Sri Lanka's parliament Wednesday rejected a U.N.-mandated investigation into alleged war crimes while crushing separatist Tamil rebels five years ago.
Ruling party lawmakers voted overwhelmingly to resist a probe by the Office of the United Nations High Commissioner for Human Rights in line with a U.S.-initiated censure move in March.
The parliament said "the probe should not be carried out on the ground that such a course of action is detrimental to the process of reconciliation and peace."
The government of President Mahinda Rajapakse, which enjoys a two-thirds majority in the 225-member assembly, said the U.N. probe also "erodes the sovereignty, dignity and stature of Sri Lanka."
President Rajapakse himself had earlier rejected the U.N. probe into charges that up to 40,000 ethnic Tamil civilians were killed by security forces while crushing Tamil separatists in May 2009.
Two opposition parties drawing their support from the majority Sinhalese community said they too would not support the U.N. inquiry, but insisted that Colombo set up a domestic process to probe the allegations.
The Sri Lankan parliament's rejection is not binding on the United Nations Human Rights Council. However the rejection is more a symbolic move that underscores Colombo's hardline attitude towards the U.N. rights body.
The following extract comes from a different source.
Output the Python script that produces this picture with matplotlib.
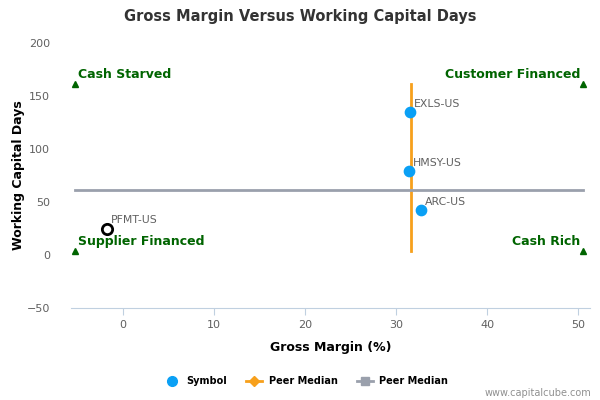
import matplotlib.pyplot as plt
from matplotlib.lines import Line2D

# data
symbols = ['EXLS-US', 'HMSY-US', 'ARC-US']
gross_margin = [31.5, 31.4, 32.7]
wc_days = [135, 79, 42]

self_symbol = 'PFMT-US'
self_margin = -1.8
self_days = 25

peer_median_margin = 31.6
peer_median_days = 61

quad_x = [-5.3, 50.5]
quad_y = [4, 161]
quad_labels = ['Supplier Financed', 'Cash Rich', 'Cash Starved', 'Customer Financed']

fig = plt.figure(figsize=(6, 4), dpi=100)
ax = fig.add_axes([71/600, 0.23, 519/600, 0.6625])

txt = '#606060'
green = '#006400'

ax.set_xlim(-5.7, 51.3)
ax.set_ylim(-50, 200)

# median lines
ax.plot([peer_median_margin, peer_median_margin], quad_y, color='#f7a01c', lw=2, zorder=2)
ax.plot(quad_x, [peer_median_days, peer_median_days], color='#9aa0ac', lw=2, zorder=2)

# quadrant markers
for i, (lab) in enumerate(quad_labels):
    xx = quad_x[i % 2]
    yy = quad_y[i // 2]
    ax.plot(xx, yy, marker='^', color=green, ms=5, zorder=3)
    if i % 2 == 0:
        ax.text(xx + 0.4, yy + 3, lab, color=green, fontsize=9, fontweight='bold', ha='left', va='bottom')
    else:
        ax.text(xx - 0.3, yy + 3, lab, color=green, fontsize=9, fontweight='bold', ha='right', va='bottom')

# peers
ax.scatter(gross_margin, wc_days, s=55, color='#0aa0f5', zorder=4)
for xx, yy, s in zip(gross_margin, wc_days, symbols):
    ax.text(xx + 0.5, yy + 3, s, color=txt, fontsize=7.8, ha='left', va='bottom')

ax.scatter([self_margin], [self_days], s=55, facecolor='white', edgecolor='black', lw=2, zorder=4)
ax.text(self_margin + 0.5, self_days + 3, self_symbol, color=txt, fontsize=7.8, ha='left', va='bottom')

# axes styling
for side in ['top', 'right', 'left']:
    ax.spines[side].set_visible(False)
ax.spines['bottom'].set_color('#c0d0e0')
ax.spines['bottom'].set_position(('data', -50))
ax.set_xticks([0, 10, 20, 30, 40, 50])
ax.set_yticks([-50, 0, 50, 100, 150, 200])
ax.tick_params(axis='x', colors='#c0d0e0', labelcolor=txt, labelsize=8, length=5)
ax.tick_params(axis='y', length=0, labelcolor=txt, labelsize=8, pad=15)

ax.set_xlabel('Gross Margin (%)', fontsize=9, fontweight='bold', labelpad=8)
ax.set_ylabel('Working Capital Days', fontsize=9, fontweight='bold', labelpad=1)
fig.text(0.5, 0.96, 'Gross Margin Versus Working Capital Days', ha='center', va='center',
         fontsize=10.5, fontweight='bold', color='#333333')

handles = [
    Line2D([], [], marker='o', ls='none', color='#0aa0f5', ms=7),
    Line2D([], [], marker='D', color='#f7a01c', lw=2, ms=5),
    Line2D([], [], marker='s', color='#9aa0ac', lw=2, ms=6),
]
fig.legend(handles, ['Symbol', 'Peer Median', 'Peer Median'], loc='center', bbox_to_anchor=(0.51, 0.047),
           ncol=3, frameon=False, prop={'weight': 'bold', 'size': 7}, handlelength=1.6,
           columnspacing=2.0, handletextpad=0.7)
fig.text(0.985, 0.018, 'www.capitalcube.com', ha='right', va='center', fontsize=7, color='#909090')

fig.savefig('out.png', dpi=100)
International rights groups say rights abuses continue in Sri Lanka even after the end of a decades-old separatist war that claimed at least 100,000 lives, according to U.N. estimates.
Colombo strongly denies that its troops killed any civilians, but instead says the defeated Tamil Tiger guerrillas used non-combatants as a human shield.
Rights groups have accused both sides of targeting civilians.